My brother frequently wanders the dense forest at our cottage to explore and appreciate wildlife. One day, a few years ago, just before dusk, he followed the sound of trickling water leading to a 3-acre clearing with a beaver dam, pond and beaver lodge.
"I saw three beavers," he reported to us later that evening. "Two were swimming while dragging branches on the surface of the water, and the other was adding mud to the dam. I made a move to get a better look, but stepped on a twig and the largest beaver slapped his tail on the water. All three beavers dove down, a chipmunk squeaked and two mallard ducks flew away. I felt like an intruder."
My 10 and six-year-old daughters, Amanda and Emily, listened wide-eyed and then begged to see the dam, so the next day (after reading up on beavers), my husband and I took our daughters on an educational adventure. Dressed in dull-coloured, long-sleeved clothing, rubber boots, net hats and citronella bracelets, we slowly navigated through the marshy, stump-filled land to the clearing. We explained to the kids that a beaver family consists of parents that stay together for life and their two litters. We pointed to the dam they built to collect stream water to flood the area to a depth that wouldn't completely freeze to the bottom, ensuring winter water access to their lodge. They built the foundation with sticks in the mud, and then added bark, rocks, twigs, mud, grass, leaves, masses of plants and anything else available.
They use the pond as a defensive moat against predators (most mid-to-large mammalian carnivores, including humans), to float larger branches too difficult to drag over land, and as an underwater storage cache for winter food ( shrubs, saplings, branches and leaves).
Once the dam was built and the pond created, the beavers had constructed the lodge using the same technique as the dam, but in the shape of a dome. The beavers then chewed and dug one or two tunnels from below the waterline, two chambers and an air hole in the roof. The first chamber is a few inches above the waterline and it's their dining room and mudroom. The second chamber, their bedroom, is higher up.

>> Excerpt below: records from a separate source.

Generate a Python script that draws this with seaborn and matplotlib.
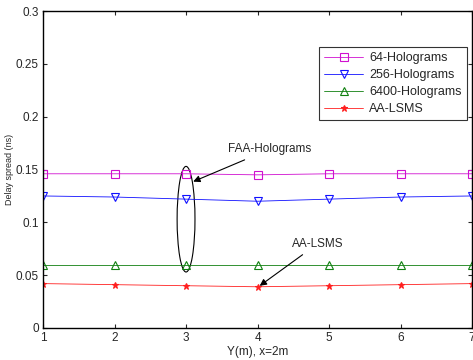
import matplotlib
matplotlib.use("Agg")
import matplotlib.pyplot as plt
from matplotlib.patches import Ellipse
import numpy as np
import pandas as pd
import seaborn as sns

y_pos = [1, 2, 3, 4, 5, 6, 7]
holo64 = [0.146, 0.146, 0.146, 0.145, 0.146, 0.146, 0.146]
holo256 = [0.125, 0.124, 0.122, 0.120, 0.122, 0.124, 0.125]
holo6400 = [0.060, 0.060, 0.060, 0.060, 0.060, 0.060, 0.060]
aa_lsms = [0.042, 0.041, 0.040, 0.039, 0.040, 0.041, 0.042]
series_names = ["64-Holograms", "256-Holograms", "6400-Holograms", "AA-LSMS"]
x_ticks = [1, 2, 3, 4, 5, 6, 7]
y_ticks = [0, 0.05, 0.1, 0.15, 0.2, 0.25, 0.3]
y_ticklabels = ["0", "0.05", "0.1", "0.15", "0.2", "0.25", "0.3"]

sns.set_style("ticks")
plt.rcParams['font.family'] = ['Liberation Sans', 'DejaVu Sans']

fig = plt.figure(figsize=(4.73, 3.6), dpi=100)
ax = fig.add_axes([0.091, 0.089, 0.907, 0.880])

styles = [
    dict(color="#d010d0", marker="s", mfc="none", ms=5.5),
    dict(color="#1010ff", marker="v", mfc="none", ms=6),
    dict(color="#108010", marker="^", mfc="none", ms=6),
    dict(color="#ff2020", marker="*", mfc="#ff2020", ms=5),
]
for name, vals, st in zip(series_names, [holo64, holo256, holo6400, aa_lsms], styles):
    df = pd.DataFrame({"x": y_pos, "y": vals})
    sns.lineplot(data=df, x="x", y="y", ax=ax, label=name, color=st["color"],
                 marker=st["marker"], markerfacecolor=st["mfc"], markeredgecolor=st["color"],
                 markersize=st["ms"], markeredgewidth=0.8, linewidth=0.6, linestyle="-")

ax.set_xlim(1, 7)
ax.set_ylim(0, 0.3)
ax.set_xticks(x_ticks)
ax.set_xticklabels([str(v) for v in x_ticks])
ax.set_yticks(y_ticks)
ax.set_yticklabels(y_ticklabels)
ax.tick_params(direction="in", top=True, right=True, labelsize=8.5, length=3, width=0.8, pad=3)
for s in ax.spines.values():
    s.set_linewidth(1.0)
    s.set_color("black")
ax.set_xlabel("Y(m), x=2m", fontsize=8.5, labelpad=1)
ax.set_ylabel("Delay spread (ns)", fontsize=6.5, labelpad=1)

leg = ax.legend(loc="upper right", bbox_to_anchor=(0.988, 0.886), borderaxespad=0,
                fontsize=9, frameon=True,
                fancybox=False, edgecolor="black", handlelength=3.1, labelspacing=0.4,
                borderpad=0.4, handletextpad=0.5)
leg.get_frame().set_linewidth(0.8)

ell = Ellipse((3, 0.103), width=0.25, height=0.100, fill=False, edgecolor="black", linewidth=0.8)
ax.add_patch(ell)
ax.annotate("FAA-Holograms", xy=(3.1, 0.1386), xytext=(3.58, 0.169), fontsize=8.5,
            ha="left", va="center",
            arrowprops=dict(arrowstyle="-|>", color="black", lw=0.8, mutation_scale=10,
                            shrinkA=2, shrinkB=0))
ax.annotate("AA-LSMS", xy=(4.03, 0.0399), xytext=(4.48, 0.0797), fontsize=8.5,
            ha="left", va="center",
            arrowprops=dict(arrowstyle="-|>", color="black", lw=0.8, mutation_scale=10,
                            shrinkA=2, shrinkB=0))

fig.savefig("out.png", dpi=100)
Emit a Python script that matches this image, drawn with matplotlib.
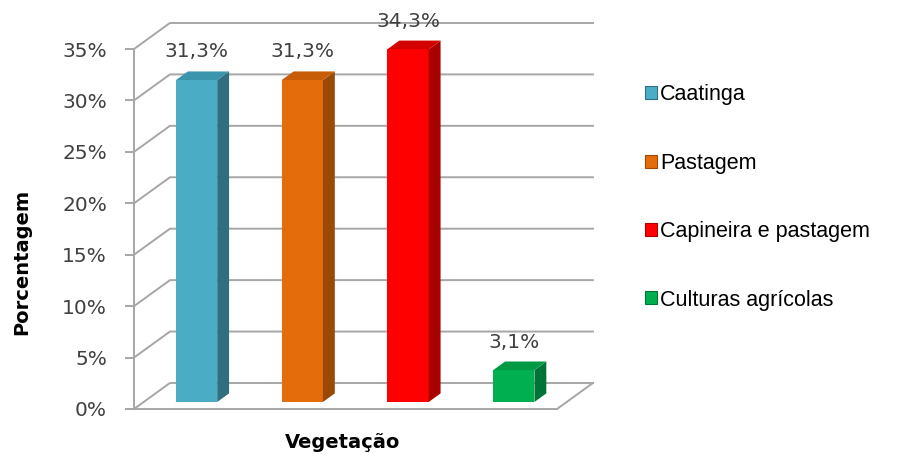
import matplotlib
matplotlib.use("Agg")
import matplotlib.pyplot as plt
from matplotlib.patches import Polygon, Patch

# data
categories = ["Caatinga", "Pastagem", "Capineira e pastagem", "Culturas agrícolas"]
values = [31.3, 31.3, 34.3, 3.1]
labels = ["31,3%", "31,3%", "34,3%", "3,1%"]
yticks = [0, 5, 10, 15, 20, 25, 30, 35]
ytick_labels = ["0%", "5%", "10%", "15%", "20%", "25%", "30%", "35%"]

# face colours: front, side, top
front_cols = ["#4bacc6", "#e46c0a", "#ff0000", "#00b050"]
side_cols = ["#2f6f80", "#9a4a06", "#a80000", "#007436"]
top_cols = ["#3b95ad", "#c85d08", "#d40000", "#009a45"]

# pseudo 3d depth (data units)
dx, dy = 0.34, 2.53
f0, f1 = 0.27, 0.60
w = 0.39
grid_col = "#a6a6a6"
txt_col = "#404040"

fig = plt.figure(figsize=(9.01, 4.54), dpi=100)
ax = fig.add_axes([134 / 901, 45 / 454, 423 / 901, 360 / 454])
ax.set_xlim(0, len(categories))
ax.set_ylim(0, 35)
ax.patch.set_alpha(0)

for s in ["top", "right"]:
    ax.spines[s].set_visible(False)
for s in ["left", "bottom"]:
    ax.spines[s].set_color(grid_col)
    ax.spines[s].set_linewidth(1.4)
ax.set_xticks([])
ax.set_yticks(yticks)
ax.set_yticklabels(ytick_labels, fontsize=14.5, color=txt_col)
ax.tick_params(axis="y", length=6.5, width=1.4, color=grid_col, pad=13)

# back wall gridlines and floor
n = len(categories)
for v in yticks:
    ax.plot([0, dx, n + dx], [v, v + dy, v + dy], color=grid_col, lw=1.4,
            clip_on=False, zorder=1, solid_joinstyle="miter")
ax.plot([n, n + dx], [0, dy], color=grid_col, lw=1.4, clip_on=False, zorder=1)

# bars
ddx, ddy = (f1 - f0) * dx, (f1 - f0) * dy
for i, v in enumerate(values):
    x0 = i + 0.5 - w / 2 + f0 * dx
    y0 = f0 * dy
    front = Polygon([(x0, y0), (x0 + w, y0), (x0 + w, y0 + v), (x0, y0 + v)],
                    closed=True, fc=front_cols[i], ec="none", zorder=3, clip_on=False)
    side = Polygon([(x0 + w, y0), (x0 + w + ddx, y0 + ddy), (x0 + w + ddx, y0 + ddy + v),
                    (x0 + w, y0 + v)], closed=True, fc=side_cols[i], ec="none", zorder=3,
                   clip_on=False)
    top = Polygon([(x0, y0 + v), (x0 + w, y0 + v), (x0 + w + ddx, y0 + v + ddy),
                   (x0 + ddx, y0 + v + ddy)], closed=True, fc=top_cols[i], ec="none",
                  zorder=3, clip_on=False)
    for p in (front, side, top):
        ax.add_patch(p)
    ax.annotate(labels[i], xy=(i + 0.5 + f0 * dx, v + f1 * dy), xytext=(0, 14),
                textcoords="offset points", ha="center", va="center",
                fontsize=14.5, color=txt_col, annotation_clip=False, zorder=4)

# axis titles
fig.text(22 / 901, 1 - 262 / 454, "Porcentagem", rotation=90, ha="center", va="center",
         fontsize=14, fontweight="bold")
fig.text(343 / 901, 1 - 442 / 454, "Vegetação", ha="center", va="center",
         fontsize=14, fontweight="bold")

# legend
handles = [Patch(fc=front_cols[i], ec=side_cols[i], lw=0.8) for i in range(n)]
fig.legend(handles, categories, loc="center left", bbox_to_anchor=(645 / 901, 1 - 197.5 / 454),
           frameon=False, prop={"family": "Liberation Sans", "size": 15.5},
           handlelength=0.55, handleheight=0.55, handletextpad=0.15,
           labelspacing=2.2, borderpad=0, borderaxespad=0)

fig.savefig("out.png", dpi=100)
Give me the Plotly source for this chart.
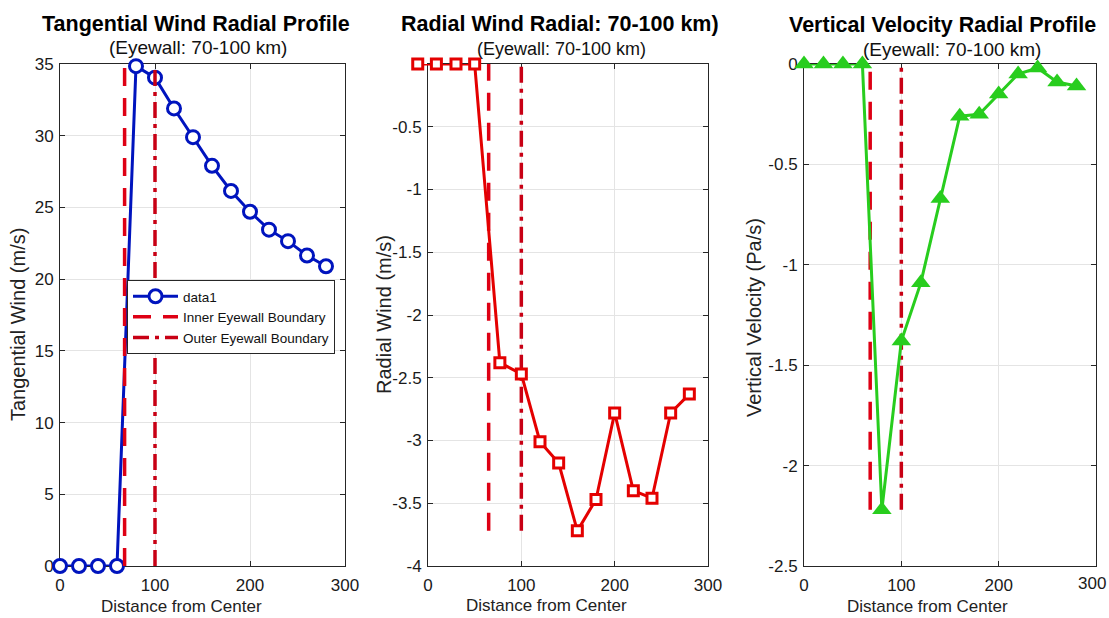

The yearlings babysit the younger kits in the bedroom when they're not helping their parents with daily inspections and maintenance of the dam and lodge.
Later we learned the wetlands they create are home to numerous animals including fish, ducks, frogs, turtles (that explains the snapping turtle crossing the road close to the dam), insects and larvae. Almost half of all endangered species rely on wetlands.
Though sometimes beavers can be a nuisance to humans, we taught the girls, their contribution to the ecosystem they inhabit is invaluable, and we should learn to live with them. So, the following summer, my husband had an idea--we would create things for the cottage out of the gnarled pieces left by the beavers. These woodcarvings projects required only a few common tools, a little imagination and perhaps a beaver family. (The same technique can be applied to any beautiful and/or significant deadwood on your cottage property.)
My husband chose a large tree stump with plans to make a bowl. He chainsawed it at 8 inches from the gnawed top. The gently tapered top would become the bottom of the piece. Once he had it back at the cottage, he carefully chainsawed the bottom so it wouldn't wobble on the table.
Then he hollowed out the other end of the beaver-gnawed side by repeatedly chainsawing the interior of the wood in a crisscross motion. He tore off the bark, then sanded the entire bowl and varnished it.
The piece I chose was especially lovely because the beaver was half-way through the tree when he stopped. He killed the tree, but he didn't fell it. We had to cut down the dead tree to remove the piece I wanted. Back at the cottage, we chainsawed the bottom so it would stand flat, and then drilled out a hole in the top with a 40-millimetre boring bit so the tea light could fit. I tore off the bark, sanded it down and varnished it.
After I finished my project, placed it on our table, lit the candle and proudly stood back to admire it, ants scampered out of the hole in the wood! I quickly put the candlestick on the grass outside and spooned out the ants, eggs and their nesting material.
(Ants don't like cinnamon, cayenne pepper, vinegar, petroleum jelly or rubbing alcohol, so while the candlestick was still outside, I poured cinnamon all over it. I left it there for an hour before bringing it inside. The candlestick smells nice and my ant problem is over.)
Our elder daughter, Amanda, choose a beaver-gnawed tree trunk thick enough to make a dog feeder. My husband chainsawed the bottoms so it stood flat, and then he chainsawed one side a the proper height for the dog food. Amanda tore off the bark, sanded and varnished it.
The finished products are symbolic of the hard work, loyalty and capability of our national anthem, and the importance, significance and beauty of working with nature.